Entries with chart source code:
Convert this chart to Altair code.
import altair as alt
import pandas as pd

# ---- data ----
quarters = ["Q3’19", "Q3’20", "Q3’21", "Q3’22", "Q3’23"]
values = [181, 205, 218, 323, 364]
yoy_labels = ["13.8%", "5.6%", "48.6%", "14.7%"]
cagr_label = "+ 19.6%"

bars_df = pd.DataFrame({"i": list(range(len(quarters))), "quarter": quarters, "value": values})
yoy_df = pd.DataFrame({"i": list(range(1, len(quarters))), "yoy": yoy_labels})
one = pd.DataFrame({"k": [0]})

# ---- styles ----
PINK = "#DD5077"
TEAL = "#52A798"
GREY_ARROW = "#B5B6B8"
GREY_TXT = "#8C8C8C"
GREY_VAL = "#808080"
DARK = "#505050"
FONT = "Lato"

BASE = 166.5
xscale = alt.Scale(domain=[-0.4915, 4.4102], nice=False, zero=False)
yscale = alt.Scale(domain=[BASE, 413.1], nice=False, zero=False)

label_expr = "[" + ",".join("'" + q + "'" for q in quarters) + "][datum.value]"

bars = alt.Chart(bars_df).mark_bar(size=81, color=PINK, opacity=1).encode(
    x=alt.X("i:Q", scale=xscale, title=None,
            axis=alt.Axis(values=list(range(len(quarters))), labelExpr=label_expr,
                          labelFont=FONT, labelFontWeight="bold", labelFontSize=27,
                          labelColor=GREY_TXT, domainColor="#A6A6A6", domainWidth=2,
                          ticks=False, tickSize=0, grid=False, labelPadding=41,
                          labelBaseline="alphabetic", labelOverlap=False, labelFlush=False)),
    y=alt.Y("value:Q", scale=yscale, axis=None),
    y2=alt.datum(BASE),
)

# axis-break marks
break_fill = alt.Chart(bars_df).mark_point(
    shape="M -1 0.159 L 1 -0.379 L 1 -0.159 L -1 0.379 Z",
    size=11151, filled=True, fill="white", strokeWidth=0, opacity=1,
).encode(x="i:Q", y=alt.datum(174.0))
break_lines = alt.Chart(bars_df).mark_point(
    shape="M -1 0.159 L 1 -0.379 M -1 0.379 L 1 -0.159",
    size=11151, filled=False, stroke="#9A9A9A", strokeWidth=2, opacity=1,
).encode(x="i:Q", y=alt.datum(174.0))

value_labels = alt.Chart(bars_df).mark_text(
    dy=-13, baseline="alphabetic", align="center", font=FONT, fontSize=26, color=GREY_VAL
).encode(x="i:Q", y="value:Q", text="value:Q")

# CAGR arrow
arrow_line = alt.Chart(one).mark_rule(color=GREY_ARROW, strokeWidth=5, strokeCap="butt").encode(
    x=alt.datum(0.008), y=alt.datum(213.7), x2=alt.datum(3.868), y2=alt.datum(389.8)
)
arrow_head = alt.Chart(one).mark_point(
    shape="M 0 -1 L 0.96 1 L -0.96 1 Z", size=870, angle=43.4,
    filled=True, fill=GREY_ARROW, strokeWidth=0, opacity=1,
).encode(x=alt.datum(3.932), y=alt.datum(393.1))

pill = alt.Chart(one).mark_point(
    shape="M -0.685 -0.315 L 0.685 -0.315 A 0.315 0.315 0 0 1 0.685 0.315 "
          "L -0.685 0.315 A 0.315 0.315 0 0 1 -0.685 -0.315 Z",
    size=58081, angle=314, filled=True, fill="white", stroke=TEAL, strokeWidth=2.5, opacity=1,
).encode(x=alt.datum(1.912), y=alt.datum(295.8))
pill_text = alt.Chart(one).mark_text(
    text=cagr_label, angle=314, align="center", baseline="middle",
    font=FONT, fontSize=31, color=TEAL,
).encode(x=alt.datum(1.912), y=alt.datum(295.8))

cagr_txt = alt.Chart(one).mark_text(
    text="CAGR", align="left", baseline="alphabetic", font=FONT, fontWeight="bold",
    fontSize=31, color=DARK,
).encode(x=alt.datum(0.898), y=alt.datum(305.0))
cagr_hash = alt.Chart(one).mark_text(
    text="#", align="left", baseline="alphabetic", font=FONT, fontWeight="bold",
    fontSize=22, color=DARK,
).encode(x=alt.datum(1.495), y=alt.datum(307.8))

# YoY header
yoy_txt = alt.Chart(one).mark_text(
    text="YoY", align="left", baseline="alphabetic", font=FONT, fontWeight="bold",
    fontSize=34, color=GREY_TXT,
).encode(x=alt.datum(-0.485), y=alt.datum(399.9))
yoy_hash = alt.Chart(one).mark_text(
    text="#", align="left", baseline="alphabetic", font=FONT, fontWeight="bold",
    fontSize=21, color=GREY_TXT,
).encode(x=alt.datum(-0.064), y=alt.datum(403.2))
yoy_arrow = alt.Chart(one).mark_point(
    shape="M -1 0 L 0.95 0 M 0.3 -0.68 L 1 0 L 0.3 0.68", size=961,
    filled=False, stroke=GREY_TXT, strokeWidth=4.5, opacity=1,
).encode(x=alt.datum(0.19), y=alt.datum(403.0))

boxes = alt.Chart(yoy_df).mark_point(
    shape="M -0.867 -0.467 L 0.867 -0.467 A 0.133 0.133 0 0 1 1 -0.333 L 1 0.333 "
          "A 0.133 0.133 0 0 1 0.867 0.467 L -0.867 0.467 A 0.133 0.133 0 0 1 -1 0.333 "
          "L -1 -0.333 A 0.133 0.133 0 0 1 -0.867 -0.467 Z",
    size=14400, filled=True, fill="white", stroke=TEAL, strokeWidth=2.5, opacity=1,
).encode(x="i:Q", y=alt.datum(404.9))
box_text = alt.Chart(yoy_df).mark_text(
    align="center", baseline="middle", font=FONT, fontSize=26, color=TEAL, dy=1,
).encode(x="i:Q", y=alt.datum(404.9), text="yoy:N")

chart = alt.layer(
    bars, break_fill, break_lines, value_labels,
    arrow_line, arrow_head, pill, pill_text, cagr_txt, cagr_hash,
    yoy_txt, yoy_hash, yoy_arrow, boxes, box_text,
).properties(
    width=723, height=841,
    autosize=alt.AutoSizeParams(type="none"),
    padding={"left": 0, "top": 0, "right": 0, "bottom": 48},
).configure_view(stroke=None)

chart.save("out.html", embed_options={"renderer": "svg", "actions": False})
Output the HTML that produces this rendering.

- [REQUIRED TASK]
Lines from the records above that hold "this" are the ones to list.

- [CORRECT OUTPUT]
Convert this chart to Altair code.
Output the HTML that produces this rendering.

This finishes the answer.